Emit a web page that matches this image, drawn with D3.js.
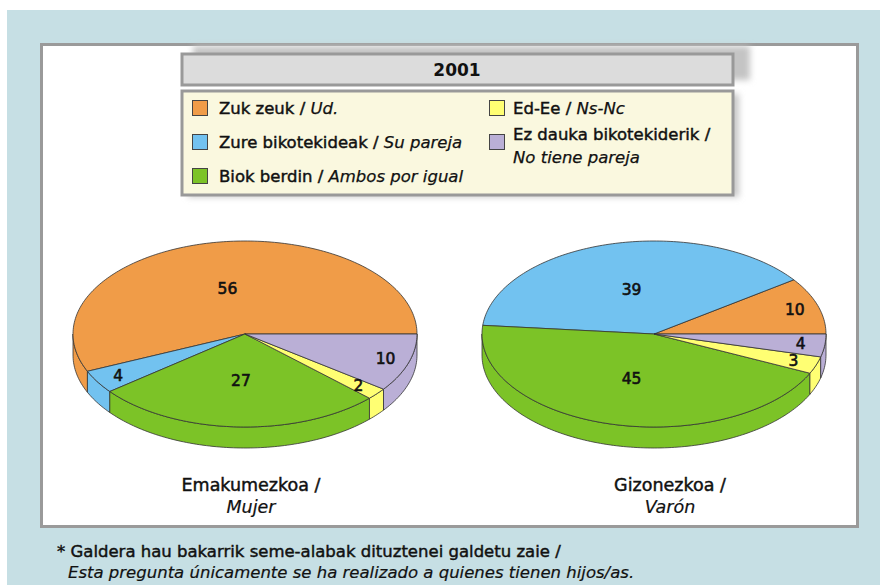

* * *

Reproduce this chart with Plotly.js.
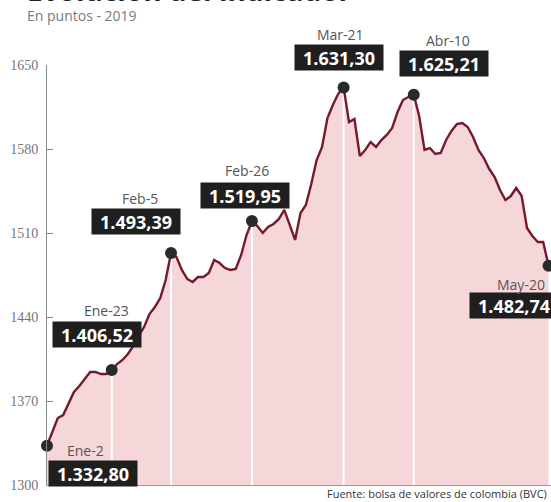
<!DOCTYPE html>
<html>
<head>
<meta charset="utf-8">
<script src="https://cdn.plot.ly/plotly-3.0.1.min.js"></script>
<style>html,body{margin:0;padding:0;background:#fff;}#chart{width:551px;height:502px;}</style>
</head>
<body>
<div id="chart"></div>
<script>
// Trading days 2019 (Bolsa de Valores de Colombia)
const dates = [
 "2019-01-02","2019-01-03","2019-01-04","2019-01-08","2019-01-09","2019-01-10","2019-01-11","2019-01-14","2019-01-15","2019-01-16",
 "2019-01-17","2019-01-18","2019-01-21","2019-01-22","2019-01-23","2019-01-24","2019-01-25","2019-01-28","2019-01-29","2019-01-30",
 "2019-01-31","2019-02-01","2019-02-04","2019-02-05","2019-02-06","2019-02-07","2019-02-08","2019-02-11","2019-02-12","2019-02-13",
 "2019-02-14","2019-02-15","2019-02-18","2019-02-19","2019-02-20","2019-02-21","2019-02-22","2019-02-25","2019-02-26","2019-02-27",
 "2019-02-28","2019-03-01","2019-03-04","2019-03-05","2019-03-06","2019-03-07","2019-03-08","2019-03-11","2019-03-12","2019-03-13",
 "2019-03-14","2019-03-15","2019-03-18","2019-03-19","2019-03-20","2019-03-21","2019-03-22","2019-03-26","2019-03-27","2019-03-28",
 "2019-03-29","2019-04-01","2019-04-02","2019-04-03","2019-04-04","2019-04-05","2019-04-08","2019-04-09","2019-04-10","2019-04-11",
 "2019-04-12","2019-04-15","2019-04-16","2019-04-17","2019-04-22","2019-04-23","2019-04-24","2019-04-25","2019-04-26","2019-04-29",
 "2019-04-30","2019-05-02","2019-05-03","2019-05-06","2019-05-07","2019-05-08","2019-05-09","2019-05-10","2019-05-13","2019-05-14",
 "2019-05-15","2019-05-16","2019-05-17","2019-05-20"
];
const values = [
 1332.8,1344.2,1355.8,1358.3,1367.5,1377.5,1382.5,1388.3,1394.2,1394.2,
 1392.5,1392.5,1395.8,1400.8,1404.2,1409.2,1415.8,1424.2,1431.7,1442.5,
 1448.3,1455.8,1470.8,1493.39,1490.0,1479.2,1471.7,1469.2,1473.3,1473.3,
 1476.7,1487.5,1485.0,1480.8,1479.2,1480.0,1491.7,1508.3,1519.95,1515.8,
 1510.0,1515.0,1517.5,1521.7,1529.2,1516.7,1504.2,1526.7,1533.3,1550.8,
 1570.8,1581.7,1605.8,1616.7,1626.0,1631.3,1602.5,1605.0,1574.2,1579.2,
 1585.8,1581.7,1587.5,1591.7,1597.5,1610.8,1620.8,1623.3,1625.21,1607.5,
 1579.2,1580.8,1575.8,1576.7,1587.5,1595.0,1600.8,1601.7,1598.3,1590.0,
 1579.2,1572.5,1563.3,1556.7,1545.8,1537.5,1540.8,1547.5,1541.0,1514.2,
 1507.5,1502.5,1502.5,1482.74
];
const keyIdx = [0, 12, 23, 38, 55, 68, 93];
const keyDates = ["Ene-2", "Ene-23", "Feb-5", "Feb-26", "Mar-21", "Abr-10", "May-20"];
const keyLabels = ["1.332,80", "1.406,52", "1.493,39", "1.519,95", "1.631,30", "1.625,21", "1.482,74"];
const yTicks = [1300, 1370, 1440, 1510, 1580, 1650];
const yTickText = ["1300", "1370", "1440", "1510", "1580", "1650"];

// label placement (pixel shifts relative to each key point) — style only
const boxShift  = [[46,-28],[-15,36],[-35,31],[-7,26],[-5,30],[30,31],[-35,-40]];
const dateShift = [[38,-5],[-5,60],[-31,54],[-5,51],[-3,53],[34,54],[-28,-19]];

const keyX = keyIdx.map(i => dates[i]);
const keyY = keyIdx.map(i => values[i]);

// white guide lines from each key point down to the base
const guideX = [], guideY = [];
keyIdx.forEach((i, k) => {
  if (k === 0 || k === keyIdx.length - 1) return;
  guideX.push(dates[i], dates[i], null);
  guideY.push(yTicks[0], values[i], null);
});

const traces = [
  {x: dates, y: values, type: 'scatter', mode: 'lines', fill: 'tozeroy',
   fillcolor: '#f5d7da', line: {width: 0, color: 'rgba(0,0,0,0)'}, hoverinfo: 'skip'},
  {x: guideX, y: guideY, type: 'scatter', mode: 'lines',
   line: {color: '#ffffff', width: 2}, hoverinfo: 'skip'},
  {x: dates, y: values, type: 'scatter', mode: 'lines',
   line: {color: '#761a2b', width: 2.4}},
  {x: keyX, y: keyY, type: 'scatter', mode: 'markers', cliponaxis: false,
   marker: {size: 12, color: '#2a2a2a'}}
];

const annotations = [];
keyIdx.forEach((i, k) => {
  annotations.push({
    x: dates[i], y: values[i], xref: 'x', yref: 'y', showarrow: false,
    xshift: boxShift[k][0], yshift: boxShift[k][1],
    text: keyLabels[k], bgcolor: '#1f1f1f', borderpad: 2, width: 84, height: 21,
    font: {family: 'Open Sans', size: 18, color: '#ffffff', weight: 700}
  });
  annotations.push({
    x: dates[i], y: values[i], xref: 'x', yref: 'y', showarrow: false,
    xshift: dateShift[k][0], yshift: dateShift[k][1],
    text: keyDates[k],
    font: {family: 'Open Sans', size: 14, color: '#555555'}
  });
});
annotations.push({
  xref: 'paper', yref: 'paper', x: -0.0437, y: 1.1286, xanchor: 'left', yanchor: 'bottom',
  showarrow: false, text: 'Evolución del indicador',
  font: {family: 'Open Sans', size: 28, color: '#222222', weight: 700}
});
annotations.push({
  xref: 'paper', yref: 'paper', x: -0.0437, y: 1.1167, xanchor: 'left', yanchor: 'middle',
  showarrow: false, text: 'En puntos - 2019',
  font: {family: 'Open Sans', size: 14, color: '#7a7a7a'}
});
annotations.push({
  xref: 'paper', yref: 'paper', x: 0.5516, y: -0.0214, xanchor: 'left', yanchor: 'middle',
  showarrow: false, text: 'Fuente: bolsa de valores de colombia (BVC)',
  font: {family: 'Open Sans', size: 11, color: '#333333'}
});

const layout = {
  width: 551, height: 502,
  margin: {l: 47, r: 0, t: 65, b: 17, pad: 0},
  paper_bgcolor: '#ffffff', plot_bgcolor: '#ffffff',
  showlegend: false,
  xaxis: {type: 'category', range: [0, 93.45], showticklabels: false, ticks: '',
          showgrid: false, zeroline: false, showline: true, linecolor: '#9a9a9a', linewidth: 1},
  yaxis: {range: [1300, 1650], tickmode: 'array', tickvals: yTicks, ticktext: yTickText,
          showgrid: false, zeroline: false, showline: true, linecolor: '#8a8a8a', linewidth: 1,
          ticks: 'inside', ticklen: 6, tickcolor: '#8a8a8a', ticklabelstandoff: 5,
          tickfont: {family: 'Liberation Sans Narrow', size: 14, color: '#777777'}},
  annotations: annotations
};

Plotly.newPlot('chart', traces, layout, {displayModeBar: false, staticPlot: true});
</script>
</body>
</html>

> _Written problem_
Above are the records; copy every line in them that holds the word "this".

> _Worked solution_
Emit a web page that matches this image, drawn with D3.js.
Reproduce this chart with Plotly.js.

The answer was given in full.